Charlotte Y. Martin Centre is an athletics center in the northwest United States, on the campus of Gonzaga University in Spokane, Washington. Its multi-purpose arena has a seating capacity of 4,000.

Ground was broken in June 1964 on the $1.1 million center, which opened in late 1965 as the John F. Kennedy Memorial Pavilion, with a capacity of 3,800 for basketball, and included a six-lane 25 yd swimming pool. The dedication ceremony on November 21 was attended by 6,000 and included the late president's brother, U.S. Senator Ted Kennedy of Massachusetts. The first varsity event on December 3 was a basketball game against Washington State, won by the visiting Cougars 106–78 before an overflow crowd of 4,300.

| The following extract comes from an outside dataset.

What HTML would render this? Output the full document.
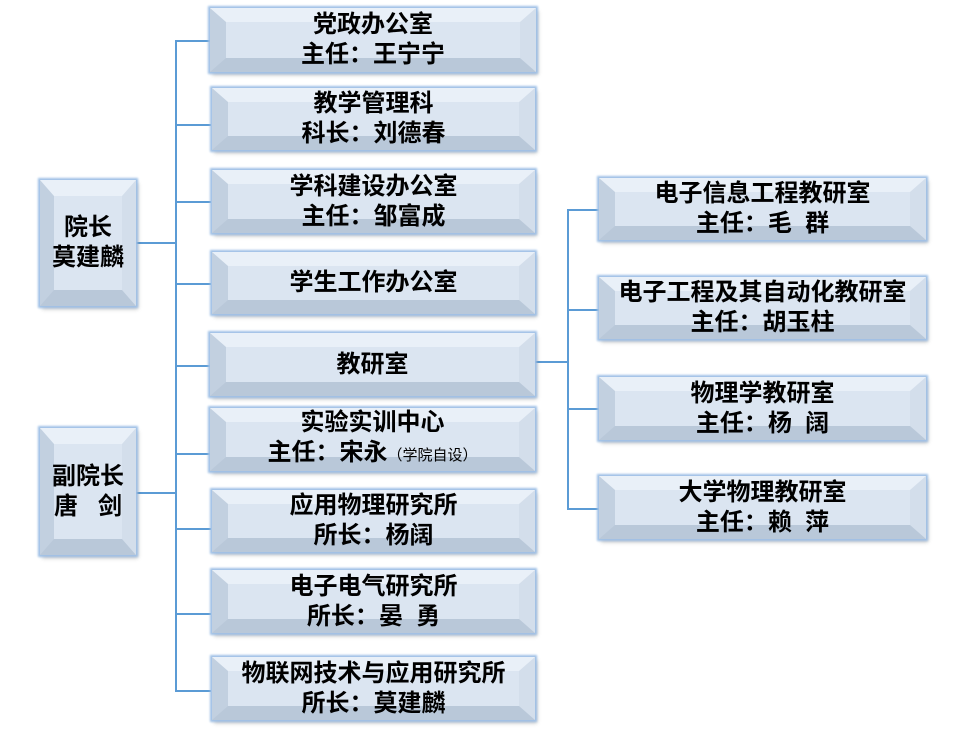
<!DOCTYPE html>
<html><head><meta charset="utf-8"><style>
body{margin:0;width:965px;height:730px;background:#fff;position:relative;overflow:hidden;font-family:"Liberation Sans","Noto Sans CJK SC",sans-serif;}
.b{position:absolute;box-sizing:border-box;border-style:solid;border-width:14px 16px;border-color:#e9f0f8 #d3deeb #b9c8d9 #c2d0e0;background:#dbe5f1;box-shadow:0 0 2px 2px #9fc0e6,2px 3px 4px rgba(0,0,0,0.25);display:flex;align-items:center;justify-content:center;text-align:center;white-space:nowrap;font-size:24px;line-height:30px;color:#000;font-weight:bold}
.b span{display:block}
.l{position:absolute;background:#5b9bd5}
small{font-size:15px;font-weight:normal}
</style></head><body>
<div class="l" style="left:175px;top:40px;width:1.5px;height:651px"></div>
<div class="l" style="left:175px;top:40px;width:36px;height:1.5px"></div>
<div class="l" style="left:175px;top:124px;width:36px;height:1.5px"></div>
<div class="l" style="left:175px;top:201px;width:36px;height:1.5px"></div>
<div class="l" style="left:175px;top:283px;width:36px;height:1.5px"></div>
<div class="l" style="left:175px;top:365px;width:36px;height:1.5px"></div>
<div class="l" style="left:175px;top:453px;width:36px;height:1.5px"></div>
<div class="l" style="left:175px;top:528px;width:36px;height:1.5px"></div>
<div class="l" style="left:175px;top:613px;width:36px;height:1.5px"></div>
<div class="l" style="left:175px;top:690px;width:36px;height:1.5px"></div>
<div class="l" style="left:136px;top:242px;width:40px;height:1.5px"></div>
<div class="l" style="left:136px;top:492px;width:40px;height:1.5px"></div>
<div class="l" style="left:535px;top:361px;width:33px;height:1.5px"></div>
<div class="l" style="left:567px;top:209px;width:1.5px;height:300px"></div>
<div class="l" style="left:567px;top:209px;width:32px;height:1.5px"></div>
<div class="l" style="left:567px;top:309px;width:32px;height:1.5px"></div>
<div class="l" style="left:567px;top:408px;width:32px;height:1.5px"></div>
<div class="l" style="left:567px;top:508px;width:32px;height:1.5px"></div>

<div class="b" style="left:40px;top:180px;width:96px;height:126px;border-width:16px 14px"><span>院长<br>莫建麟</span></div>
<div class="b" style="left:40px;top:428px;width:96px;height:127px;border-width:16px 14px"><span>副院长<br>唐&nbsp;&nbsp;&nbsp;剑</span></div>

<div class="b" style="left:210px;top:8px;width:326px;height:64px"><span>党政办公室<br>主任：王宁宁</span></div>
<div class="b" style="left:212px;top:88px;width:323px;height:62px"><span>教学管理科<br>科长：刘德春</span></div>
<div class="b" style="left:212px;top:170px;width:323px;height:63px"><span>学科建设办公室<br>主任：邹富成</span></div>
<div class="b" style="left:212px;top:252px;width:323px;height:62px"><span>学生工作办公室</span></div>
<div class="b" style="left:210px;top:333px;width:325px;height:63px"><span>教研室</span></div>
<div class="b" style="left:210px;top:408px;width:325px;height:63px"><span>实验实训中心<br>主任：宋永<small>（学院自设）</small></span></div>
<div class="b" style="left:212px;top:490px;width:323px;height:62px"><span>应用物理研究所<br>所长：杨阔</span></div>
<div class="b" style="left:212px;top:570px;width:323px;height:63px"><span>电子电气研究所<br>所长：晏&nbsp;&nbsp;勇</span></div>
<div class="b" style="left:212px;top:657px;width:323px;height:63px"><span>物联网技术与应用研究所<br>所长：莫建麟</span></div>

<div class="b" style="left:599px;top:178px;width:327px;height:62px"><span>电子信息工程教研室<br>主任：毛&nbsp;&nbsp;群</span></div>
<div class="b" style="left:599px;top:277px;width:327px;height:62px"><span>电子工程及其自动化教研室<br>主任：胡玉柱</span></div>
<div class="b" style="left:599px;top:377px;width:327px;height:63px"><span>物理学教研室<br>主任：杨&nbsp;&nbsp;阔</span></div>
<div class="b" style="left:599px;top:476px;width:327px;height:63px"><span>大学物理教研室<br>主任：赖&nbsp;&nbsp;萍</span></div>
</body></html>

Charlotte Martin, the daughter-in-law of former governor Clarence D. Martin, donated $4.5 million in 1987 for the renovation of the complex and it was renamed for her as part of Gonzaga's centennial celebrations on March 17. Mrs. Martin died less than eight months later, at age 68.

The Martin Centre is the home court of the women's volleyball team, and was home of men's and women's basketball teams until the fall of 2004, when the adjacent $25 million McCarthey Athletic Center (MAC) opened. An exception was the partial hiatus in the 1979–80 season when the men's team returned to its former home of the Spokane Coliseum for WCAC home games only. The Pavilion was affectionately known as The Kennel, a reference to the enthusiastic capacity crowds for Bulldog basketball, a nickname which transferred to the MAC.

Prior to the Spokane Coliseum's opening in 1955, Gonzaga basketball games were played on campus at "The Cave," a gymnasium in the administration building.

In late 1968, the English rock group Led Zeppelin played their fifth-ever American concert at the Kennedy Pavilion on December 30, opening for Vanilla Fudge and erroneously billed as "Len Zefflin"; the first known bootleg recording of the band originated from this performance. The bands were welcomed to Spokane with frigid sub-zero temperatures.